I am a saltwater fishing guide in California. I have decided to set up this blog so I can share some tips for both surf fishing and boat fishing. Having provided advice and guidance to fishing enthusiasts from all over the nation, and even the world, during guided trips, I have found it quite fitting to write about my own experiences as a fishing guide and a true-blue angler based in California, which boasts loads of fishing opportunities like ocean sport fishing, inland sport fishing and commercial fishing to indulge any fisherman’s or fisherwoman’s fancy. California has a host of fish hatcheries so there’s no shortage of recreational fish for you to target or even get a trophy catch from. There are historically good locations to fish, along with fish planting locations, Marine protected areas along with Quagga mussel infested waters.
You wade in the surf or stand on the shoreline while trying to catch fish. This is what surf fishing is all about. Not to be confused with pier fishing, surf fishing also uses live bait and artificial lures like its distant cousin. Most surf fishing is carried out in saltwater. A surf angler has to pay attention to the undertows and waves, which can be quite dangerous and can cause injury or even death. Use a wader belt with your wader when surf fishing to keep the waders from getting waterlogged in case you get submerged under water.

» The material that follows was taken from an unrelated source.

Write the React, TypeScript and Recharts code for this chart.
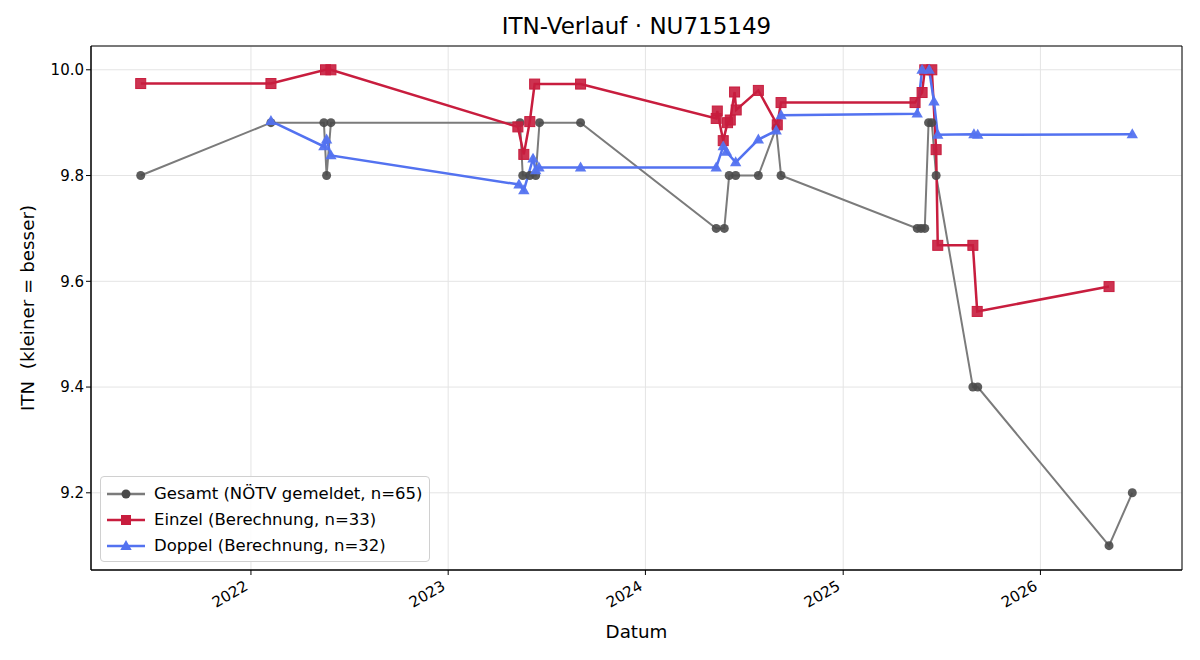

You also need to use the right kind of fishing tackle and gear, which can either make or break your surf fishing adventure. A surf fishing rod is usually between 7 and 18 feet long, ideally with an extended butt section. Choose the rod length suitable to the casting distance you intend to get. A saltwater spinning reel should be rated accordingly to ensure corresponding corrosion resistance. You may also need a sand spike rod holder so you don’t have to be holding the rod all the time and just leave the pole stuck in the holder. At least 20 to 25 pounds of fishing line should be enough. You also need some spider weights and pyramid weights, as well as live or artificial bait, depending on the location you’re fishing. A fishing cart with front wheels is necessary for holding your fishing supplies and your catch. Use a circle hook, which fish rarely swallow so releasing the catch should be effortless to enable it to fight another day. Use both hands when casting. Some fishers even use their whole body to achieve farther distance casting. Use a fishfinder rig, double-drop bottom rig or fireball rig.
Boat fishing can bring you farther on the water so you can catch many different species. It provides a smoother and shorter experience because you can move closer to the fish or even directly on top of your target. This eliminates the need to do farther and more forceful casting. Your casts should be noiseless and smooth. The type of boat you’re fishing on determines your fishing position. The stable deck of a pontoon boat lets you move about effortlessly. Small rafts and canoes will have you seated due to their small and constantly moving floor area. Beginning anglers should cast from the front of the watercraft so their companion can keep an eye on them and know when to assist them with rigging, unhooking or photograph taking. Moreover, be aware of your boat fishing companions. To avoid tangles or hooking lures when casting, leave enough room so you don’t hit your fellow boat anglers. In tight spaces, you may have to resort to sidearm casting, which is safer than the standard overhead cast. Wear some good fishing sunglasses to keep the glare of the sun against the water from your eyes so you can spot fish easily.